Resume Formatting Rules That ATS Systems Love (and Humans Can Read)

The wrong formatting choices can make your resume invisible to ATS systems even if your skills are a perfect match. Learn the formatting rules that satisfy both automated parsers and human reviewers.

Resume design trends shift annually, but ATS compatibility requirements remain remarkably consistent. The systems that screen your application before a human ever reads it reward simplicity, standard structure, and clean machine-readable text. Understanding what disrupts these systems — and what they reward — is foundational knowledge for any serious job seeker in 2025.

File Format: The First Decision

Most modern ATS platforms handle both .docx and PDF files, but not all PDF types equally. A PDF created by saving a Word document is typically ATS-readable. A PDF that is a scanned image of a printed resume is completely unreadable by automated systems. When an application does not specify the preferred format, .docx is the safer choice because it provides the cleanest parsing experience across the widest range of systems.

Section Headers: Use Standard Language

Creative section labels like "Where I've Made My Mark" or "My Story" confuse ATS parsers that are looking for recognized terms. Use these standard headers that every major system expects:

  • Work Experience (or Professional Experience)
  • Education
  • Skills (or Technical Skills, Core Competencies)
  • Certifications
  • Summary (or Professional Summary, Profile)
  • Projects (if applicable)

Layout Elements That Break Parsing

Several design choices that look attractive in a visual sense create significant parsing problems in ATS environments. Avoid these entirely:

Text boxes and tables: Content inside these elements is often skipped entirely by parsers, meaning your experience or skills may simply not register. Multi-column layouts: Some ATS systems read columns left to right in a way that scrambles content order. Headers and footers: Contact information placed exclusively in the document header may not be captured by the ATS. Graphics, icons, and logos: These are always ignored by parsers and can cause adjacent text to be misread.
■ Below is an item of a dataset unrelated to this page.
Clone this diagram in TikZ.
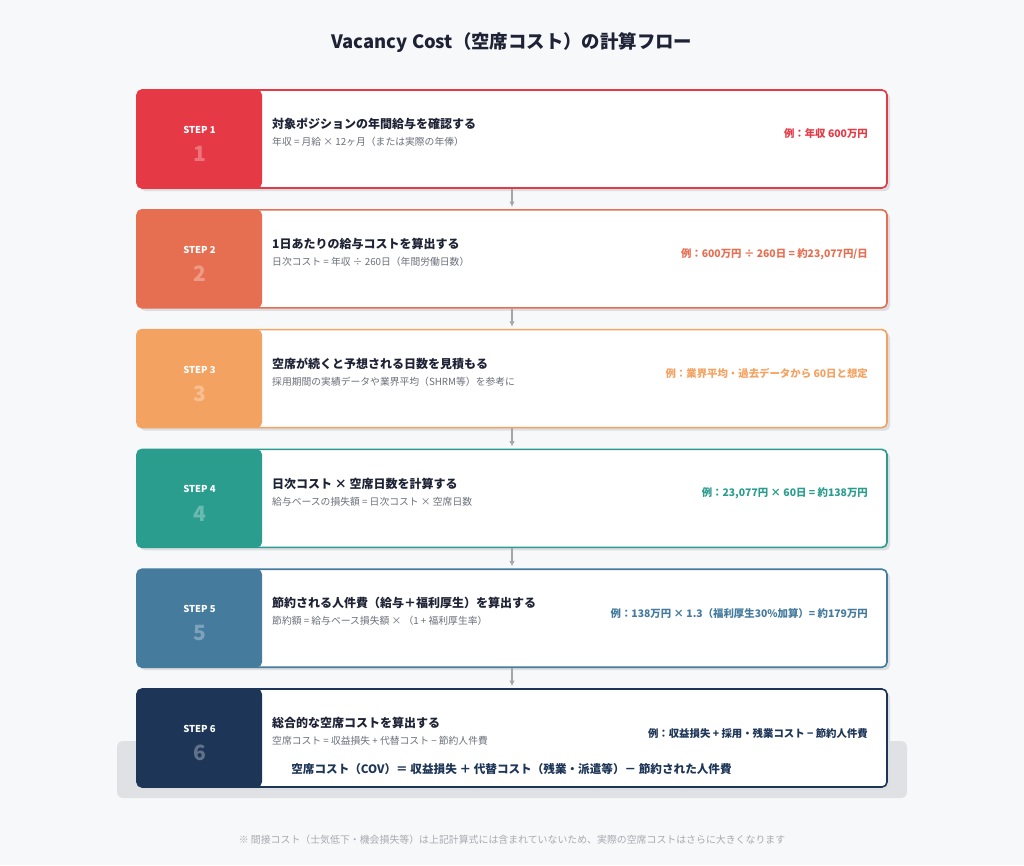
\documentclass[tikz,border=0pt]{standalone}
\usepackage{fontspec}
\setmainfont{Noto Sans CJK JP}
\usetikzlibrary{arrows.meta,shadows}

\definecolor{bgcol}{HTML}{F7F8FA}
\definecolor{inkcol}{HTML}{1E2235}
\definecolor{subcol}{HTML}{6B6F7A}
\definecolor{notecol}{HTML}{A8AAB0}
\definecolor{arrowcol}{HTML}{A4A6AB}
\definecolor{shadowcol}{HTML}{DCDEE2}
\definecolor{barcol}{HTML}{DFE1E5}
\definecolor{stepA}{HTML}{E63946}
\definecolor{stepB}{HTML}{E76F51}
\definecolor{stepC}{HTML}{F4A261}
\definecolor{stepD}{HTML}{2A9D8F}
\definecolor{stepE}{HTML}{457B9D}
\definecolor{stepF}{HTML}{1D3557}

\begin{document}
\begin{tikzpicture}[x=1pt,y=-1pt]
% ---------------------------------------------------------
% Dimensions (pixel grid of the sheet)
% ---------------------------------------------------------
\def\SheetW{1024}   % sheet width
\def\SheetH{865}    % sheet height
\def\BoxL{137}      % left edge of step boxes
\def\BoxR{887}      % right edge of step boxes
\def\BoxH{98}       % height of one step box
\def\TopY{90}       % top of first box
\def\Pitch{119.8}   % distance box to box
\def\BandW{125}     % width of coloured band
\def\TextX{272}     % left edge of texts
\def\ExX{868}       % right edge of examples

% Derived
\pgfmathsetmacro{\MidX}{(\BoxL+\BoxR)/2}
\pgfmathsetmacro{\BoxW}{\BoxR-\BoxL}
\pgfmathsetmacro{\BandX}{\BoxL+\BandW/2}

% ---------------------------------------------------------
% Styles
% ---------------------------------------------------------
\tikzset{
  step box/.style={draw=#1, line width=1.6pt, fill=white, rounded corners=5pt,
    minimum width=\BoxW, minimum height=\BoxH, inner sep=0pt,
    drop shadow={shadow xshift=3pt, shadow yshift=-3pt, fill=shadowcol, opacity=1},
    path picture={\fill[#1] (path picture bounding box.south west)
      rectangle ([xshift=\BandW]path picture bounding box.north west);}},
  step label/.style={font=\bfseries\fontsize{9.5}{10}\selectfont, text=white},
  step num/.style={font=\bfseries\fontsize{21}{22}\selectfont, text=white, text opacity=0.3},
  head text/.style={font=\bfseries\fontsize{12}{14}\selectfont, text=inkcol,
    anchor=west, inner sep=0pt},
  sub text/.style={font=\fontsize{9.8}{11}\selectfont, text=subcol,
    anchor=west, inner sep=0pt},
  ex text/.style={font=\bfseries\fontsize{10.4}{12}\selectfont, text=#1,
    anchor=east, inner sep=0pt},
  flow arrow/.style={draw=arrowcol, line width=1.2pt, shorten >=2pt,
    -{Latex[length=5.5pt,width=5.5pt]}}
}

% =========================================================
% 1) SHEET + TITLE
% =========================================================
\fill[bgcol] (0,0) rectangle (\SheetW,\SheetH);
\useasboundingbox (0,0) rectangle (\SheetW,\SheetH);

\node[font=\bfseries\fontsize{18.4}{20}\selectfont, text=inkcol] (title)
  at (\MidX,43) {Vacancy Cost（空席コスト）の計算フロー};

% =========================================================
% 2) SUMMARY BAR (behind step 6)
% =========================================================
\fill[barcol, rounded corners=6pt] (117,741) rectangle (907,798);

% =========================================================
% 3) STEP BOXES
% =========================================================
\foreach \i/\col/\head/\sub/\ex in {
  1/stepA/{対象ポジションの年間給与を確認する}/{年収 = 月給 × 12ヶ月（または実際の年俸）}/{例：年収 600万円},
  2/stepB/{1日あたりの給与コストを算出する}/{日次コスト = 年収 ÷ 260日（年間労働日数）}/{例：600万円 ÷ 260日 = 約23,077円/日},
  3/stepC/{空席が続くと予想される日数を見積もる}/{採用期間の実績データや業界平均（SHRM等）を参考に}/{例：業界平均・過去データから 60日と想定},
  4/stepD/{日次コスト × 空席日数を計算する}/{給与ベースの損失額 = 日次コスト × 空席日数}/{例：23,077円 × 60日 = 約138万円},
  5/stepE/{節約される人件費（給与＋福利厚生）を算出する}/{節約額 = 給与ベース損失額 × （1 + 福利厚生率）}/{例：138万円 × 1.3（福利厚生30\%加算）= 約179万円},
  6/stepF/{総合的な空席コストを算出する}/{空席コスト = 収益損失 + 代替コスト − 節約人件費}/{例：収益損失 + 採用・残業コスト − 節約人件費}
}{
  \pgfmathsetmacro{\Top}{\TopY+(\i-1)*\Pitch}
  \node[step box=\col] (s\i) at (\MidX,{\Top+\BoxH/2}) {};
  \node[step label] (l\i) at (\BandX,{\Top+40}) {STEP \i};
  \node[step num]   (n\i) at (\BandX,{\Top+64}) {\i};
  \node[head text]  (h\i) at (\TextX,{\Top+34}) {\head};
  \node[sub text]   (t\i) at (\TextX,{\Top+52}) {\sub};
  \node[ex text=\col] (e\i) at (\ExX,{\Top+44}) {\ex};
}

% Flow arrows between boxes
\foreach \i [evaluate=\i as \j using int(\i+1)] in {1,...,5}
  \draw[flow arrow] (s\i.south) -- (s\j.north);

% =========================================================
% 4) FORMULA + NOTE
% =========================================================
\node[font=\bfseries\fontsize{11.6}{13}\selectfont, text=stepF] (formula)
  at (511.5,769) {空席コスト（COV）＝ 収益損失 ＋ 代替コスト（残業・派遣等）－ 節約された人件費};

\node[font=\fontsize{9.9}{11}\selectfont, text=notecol] (note) at (\MidX,840)
  {※ 間接コスト（士気低下・機会損失等）は上記計算式には含まれていないため、実際の空席コストはさらに大きくなります};

\end{tikzpicture}
\end{document}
Font and Spacing Best Practices

Use standard serif or sans-serif fonts: Calibri, Arial, Garamond, Georgia, and Times New Roman all parse reliably. Avoid decorative or system-specific fonts that may not render correctly in the ATS environment. Set body text between 10 and 12 points and keep formatting consistent throughout the document. Use bold for section headers and company names, but avoid color text for critical information — some systems strip formatting and convert to plain text during parsing.